Já o nacionalismo é a ideologia que une a nação, é sentimento de destino comum que garante a coesão necessária à nação para que ela se assegure de um território, organize um Estado e forme, assim, um estado-nação. É a ideologia da autonomia, da segurança e do desenvolvimento econômico nacional. A nação, por sua vez, é o grupo social razoavelmente homogêneo que partilha um destino comum e dispõe ou tem condições de vir a constituir um estado-nação - a unidade político territorial em que está dividida politicamente a humanidade no capitalismo. O nacionalismo é uma ideologia originalmente burguesa, mas com uma conotação popular, já que só faz sentido quando capitalistas, trabalhadores e classe profissional superam de alguma forma seus conflitos internos, partilham um destino comum e se solidarizam na competição com as demais nações.
O socialismo, por sua vez, é a ideologia da justiça social. Marx o definiu como um modo de produção, mas essa forma de organização da sociedade não se concretizou e não há perspectivas de que isso aconteça em um horizonte previsível.

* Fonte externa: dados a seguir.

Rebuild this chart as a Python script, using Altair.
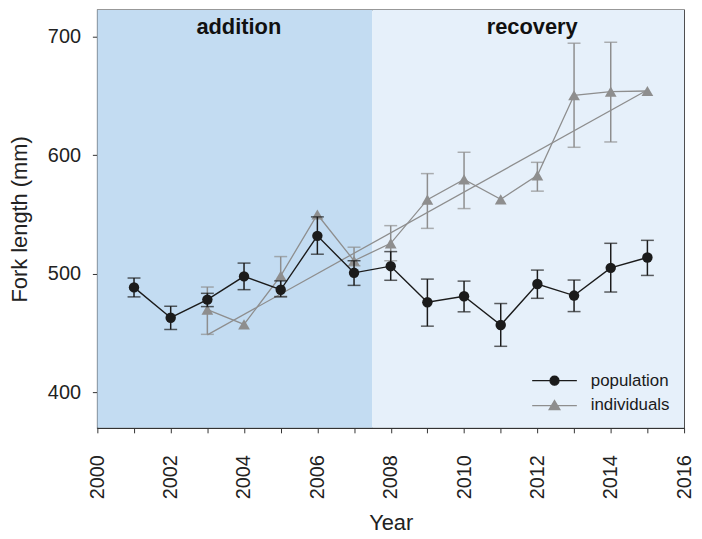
import altair as alt
import pandas as pd

# ---- data read from the reference ----
pop_years = [2001, 2002, 2003, 2004, 2005, 2006, 2007, 2008, 2009, 2010, 2011, 2012, 2013, 2014, 2015]
pop_mean = [488.5, 462.9, 478.2, 497.8, 486.5, 532.0, 500.8, 506.4, 476.0, 481.0, 456.8, 491.4, 481.6, 505.0, 513.7]
pop_lo = [480.5, 453.0, 472.3, 486.6, 480.5, 516.5, 490.2, 494.5, 455.8, 467.9, 438.8, 479.3, 468.1, 484.6, 498.6]
pop_hi = [496.4, 472.6, 483.5, 509.0, 494.0, 548.0, 511.0, 518.7, 495.5, 493.8, 474.9, 503.1, 494.7, 525.7, 528.2]

ind_years = [2003, 2004, 2005, 2006, 2007, 2008, 2009, 2010, 2011, 2012, 2013, 2014, 2015]
ind_mean = [469.8, 457.3, 498.3, 550.0, 511.0, 525.7, 562.5, 579.6, 562.8, 583.0, 650.6, 653.6, 654.2]
ind_lo = [448.9, None, 481.0, None, 506.7, 511.0, 538.3, 555.0, None, 569.7, 606.7, 611.2, None]
ind_hi = [488.8, None, 514.5, None, 522.4, 540.6, 584.5, 602.5, None, 594.0, 694.5, 695.3, None]

trend_years = [2003, 2015]
trend_vals = [448.5, 655.0]

phases = ["addition", "recovery"]
phase_start = [2000, 2007.5]
phase_end = [2007.5, 2016]

series_names = ["population", "individuals"]

x_ticks = list(range(2000, 2017))
y_ticks = [400, 500, 600, 700]

# ---- styling ----
BLACK = "#1b1b1b"
GRAY = "#8e8e8e"
BAND_COLORS = ["#c3dcf2", "#e6f0fa"]
FONT = "Liberation Sans"
W, H = 591, 421

pop = pd.DataFrame({"year": pop_years, "mean": pop_mean, "lo": pop_lo, "hi": pop_hi})
ind = pd.DataFrame({"year": ind_years, "mean": ind_mean, "lo": ind_lo, "hi": ind_hi})
trend = pd.DataFrame({"year": trend_years, "val": trend_vals})
bands = pd.DataFrame({"phase": phases, "start": phase_start, "end": phase_end})
leg = pd.DataFrame({"series": series_names})

xscale = alt.Scale(domain=[2000, 2016], nice=False, zero=False)
yscale = alt.Scale(domain=[370, 722.6], nice=False, zero=False)

x_axis = alt.Axis(
    title="Year", values=x_ticks, format="d",
    labelExpr="datum.value % 2 == 0 ? datum.label : ''",
    labelAngle=270, labelFontSize=20, titleFontSize=22,
    labelPadding=22, titlePadding=14, tickSize=5, grid=False,
)
y_axis = alt.Axis(
    title="Fork length (mm)", values=y_ticks, labelFontSize=20, titleFontSize=22,
    labelPadding=12, titlePadding=16, tickSize=5, grid=False,
)

X = alt.X("year:Q", scale=xscale, axis=x_axis)

band_layer = alt.Chart(bands).mark_rect().encode(
    x=alt.X("start:Q", scale=xscale, axis=x_axis),
    x2="end:Q",
    color=alt.Color("phase:N", scale=alt.Scale(domain=phases, range=BAND_COLORS), legend=None),
)

band_text = alt.Chart(bands).transform_calculate(
    mid="(datum.start + datum.end) / 2"
).mark_text(font=FONT, fontSize=22, fontWeight="bold", color="#111", baseline="middle", dx=4).encode(
    x=alt.X("mid:Q", scale=xscale, axis=x_axis),
    y=alt.value(17),
    text="phase:N",
)

trend_layer = alt.Chart(trend).mark_line(color=GRAY, strokeWidth=1.3).encode(
    x=X, y=alt.Y("val:Q", scale=yscale, axis=y_axis)
)


def series_layers(df, color, shape, size, lw):
    base = alt.Chart(df)
    Y = alt.Y("mean:Q", scale=yscale, axis=y_axis)
    line = base.mark_line(color=color, strokeWidth=lw).encode(x=X, y=Y)
    errs = base.transform_filter("isValid(datum.lo)")
    rule = errs.mark_rule(color=color, strokeWidth=1.5).encode(
        x=X, y=alt.Y("lo:Q", scale=yscale, axis=y_axis), y2="hi:Q"
    )
    cap_lo = errs.mark_tick(orient="horizontal", size=13, thickness=1.5, color=color).encode(
        x=X, y=alt.Y("lo:Q", scale=yscale, axis=y_axis)
    )
    cap_hi = errs.mark_tick(orient="horizontal", size=13, thickness=1.5, color=color).encode(
        x=X, y=alt.Y("hi:Q", scale=yscale, axis=y_axis)
    )
    pts = base.mark_point(filled=True, opacity=1, color=color, shape=shape, size=size).encode(x=X, y=Y)
    return [line, rule, cap_lo, cap_hi, pts]


pop_layers = series_layers(pop, BLACK, "circle", 110, 1.4)
ind_layers = series_layers(ind, GRAY, "triangle-up", 140, 1.3)

legend_paths = [
    "M-5,0H5M1,0A1,1,0,1,1,-1,0A1,1,0,1,1,1,0Z",
    "M-5,0H5M0,-1.1L1.2,0.9L-1.2,0.9Z",
]
legend_layer = alt.Chart(leg).transform_filter("false").mark_point(filled=True, opacity=1).encode(
    x=alt.value(0),
    y=alt.value(0),
    shape=alt.Shape("series:N", scale=alt.Scale(domain=series_names, range=legend_paths),
                    legend=alt.Legend(title=None, orient="none", legendX=452, legendY=365,
                                      symbolSize=81, symbolStrokeWidth=1.3, labelFontSize=17,
                                      labelOffset=28, rowPadding=7, padding=0,
                                      labelColor="#1a1a1a", labelFont=FONT)),
    fill=alt.Fill("series:N", scale=alt.Scale(domain=series_names, range=[BLACK, GRAY]), legend=None),
    stroke=alt.Stroke("series:N", scale=alt.Scale(domain=series_names, range=[BLACK, GRAY]), legend=None),
)

chart = alt.layer(
    band_layer, band_text, trend_layer, *ind_layers, *pop_layers, legend_layer
).properties(width=W, height=H, padding=0).configure_view(
    stroke="#333", strokeWidth=1.3
).configure_axis(
    domainColor="#333", tickColor="#333", labelColor="#222", titleColor="#222",
    labelFont=FONT, titleFont=FONT, titleFontWeight="normal", domainWidth=1.3,
)

chart.save("out.html", embed_options={"renderer": "svg", "actions": False})
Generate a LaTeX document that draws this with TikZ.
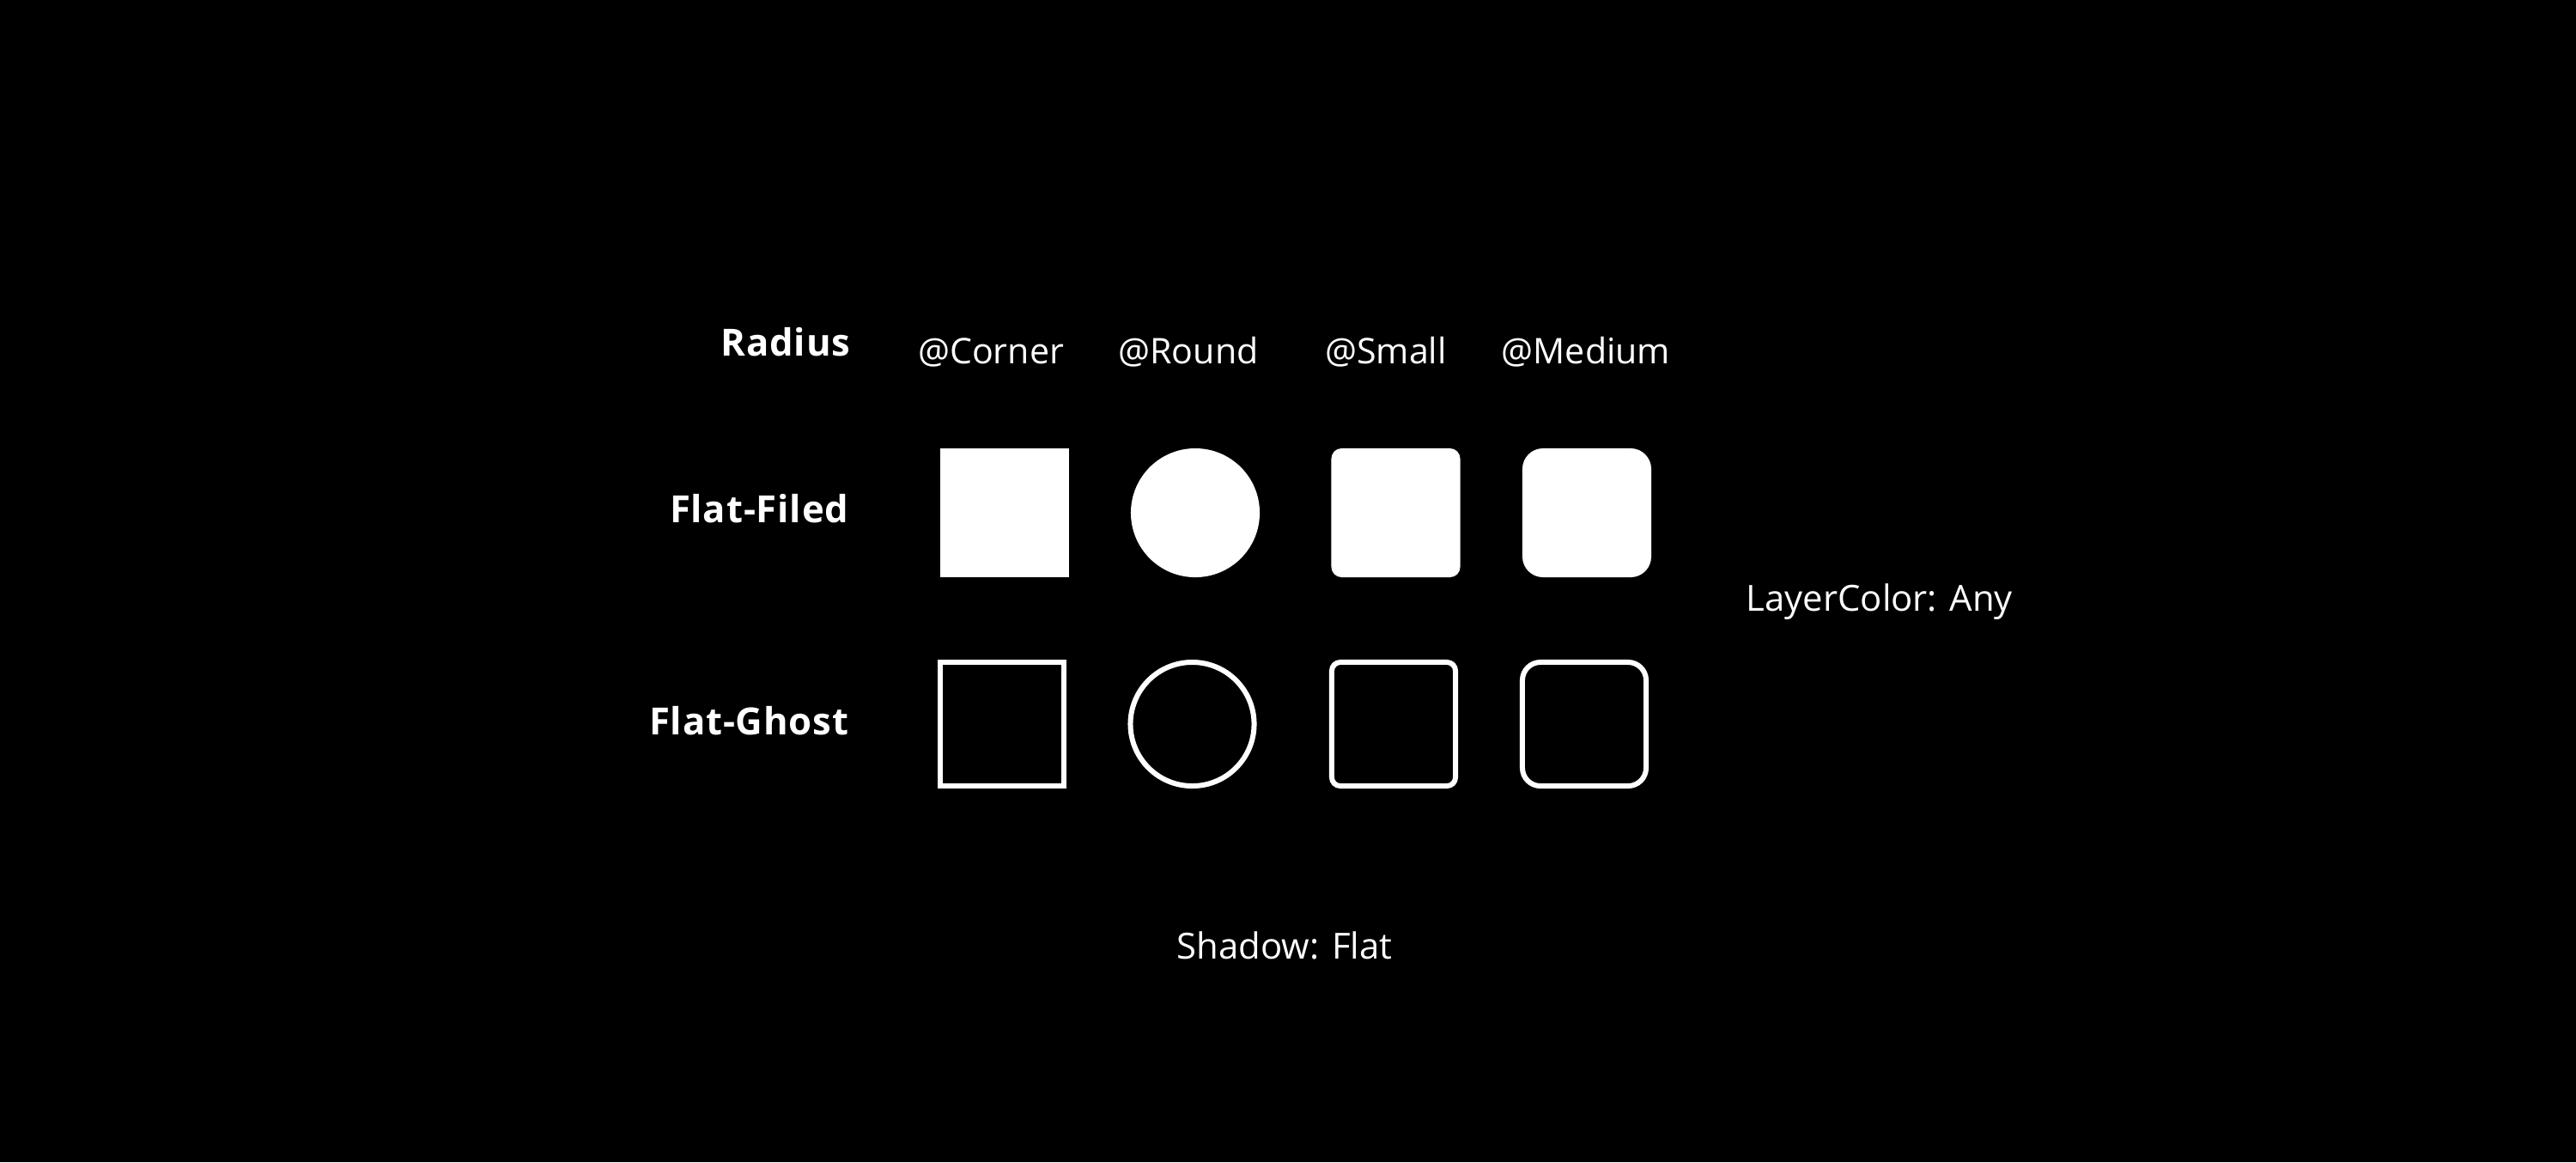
\documentclass[tikz,border=0pt]{standalone}
\usepackage{fontspec}
\setmainfont{Open Sans}
\newfontfamily\lblfont[LetterSpace=2]{Open Sans}
\begin{document}
\begin{tikzpicture}[x=0.01cm,y=-0.01cm,
  lbl/.style={text=white,font=\lblfont\fontsize{12.4pt}{14pt}\selectfont\bfseries,anchor=base east,inner sep=0pt},
  col/.style={text=white,font=\fontsize{11.7pt}{14pt}\selectfont,anchor=base,inner sep=0pt},
  note/.style={text=white,font=\fontsize{11.9pt}{14pt}\selectfont,inner sep=0pt},
  fillsq/.style={rectangle,fill=white,draw=none,minimum size=1.5cm,inner sep=0pt},
  fillcirc/.style={circle,fill=white,draw=none,minimum size=1.5cm,inner sep=0pt},
  ghostsq/.style={rectangle,draw=white,line width=0.06cm,minimum size=1.44cm,inner sep=0pt},
  ghostcirc/.style={circle,draw=white,line width=0.06cm,minimum size=1.44cm,inner sep=0pt}]
\fill[black] (0,0) rectangle (3000,1353);
\useasboundingbox (0,0) rectangle (3000,1353);
% row labels
\node[lbl] (radius) at (991,414) {Radius};
\node[lbl] (filed) at (989,608) {Flat-Filed};
\node[lbl] (ghost) at (989,855) {Flat-Ghost};
% column labels
\node[col] (c1) at (1154,423) {@Corner};
\node[col] (c2) at (1384,423) {@Round};
\node[col] (c3) at (1614,423) {@Small};
\node[col] (c4) at (1847,423) {@Medium};
% filled
\node[fillsq] (f1) at (1170,597) {};
\node[fillcirc] (f2) at (1392,597) {};
\node[fillsq,rounded corners=0.12cm] (f3) at (1625.5,597) {};
\node[fillsq,rounded corners=0.24cm] (f4) at (1848,597) {};
% ghost
\node[ghostsq] (g1) at (1167,843) {};
\node[ghostcirc] (g2) at (1388.5,843) {};
\node[ghostsq,rounded corners=0.10cm] (g3) at (1623,843) {};
\node[ghostsq,rounded corners=0.21cm] (g4) at (1845,843) {};
% notes
\node[note,anchor=base west] (layer) at (2033,711) {LayerColor: Any};
\node[note,anchor=base] (shadow) at (1496,1116) {Shadow: Flat};
\end{tikzpicture}
\end{document}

Em compensação, um grande número de valores socialistas visando à igualdade substantiva entre os seres humanos foi incorporado aos sistemas jurídicos dos estados-nação modernos, fazendo parte do patrimônio comum das sociedadesmodernas. É a ideologia dos direitos sociais que atendem primariamente às minorias ou aos oprimidos, aos pobres, aos trabalhadores, às mulheres, às minorias étnicas.
O eficientismo - ou ideologia da eficiência, se preferirmos evitar esse neologismo - é a ideologia da racionalidade instrumental, da definição do meio mais adequado ou menos custoso para se atingir o fim visado, da eficiência ou da produtividade, portanto. É uma ideologia originalmente tecnoburocrática ou profissional que emergiu no início do século XX, a partir do momento em que as unidades fundamentais de produção deixaram de ser familiares para serem organizações burocráticas, e que uma nova classe de profissionais ou técnicos passou a desempenhar um papel decisivo na sociedade porque tem ou pretende ter o monopólio do novo fator estratégico de produção: o conhecimento tanto administrativo quanto técnico e comunicativo.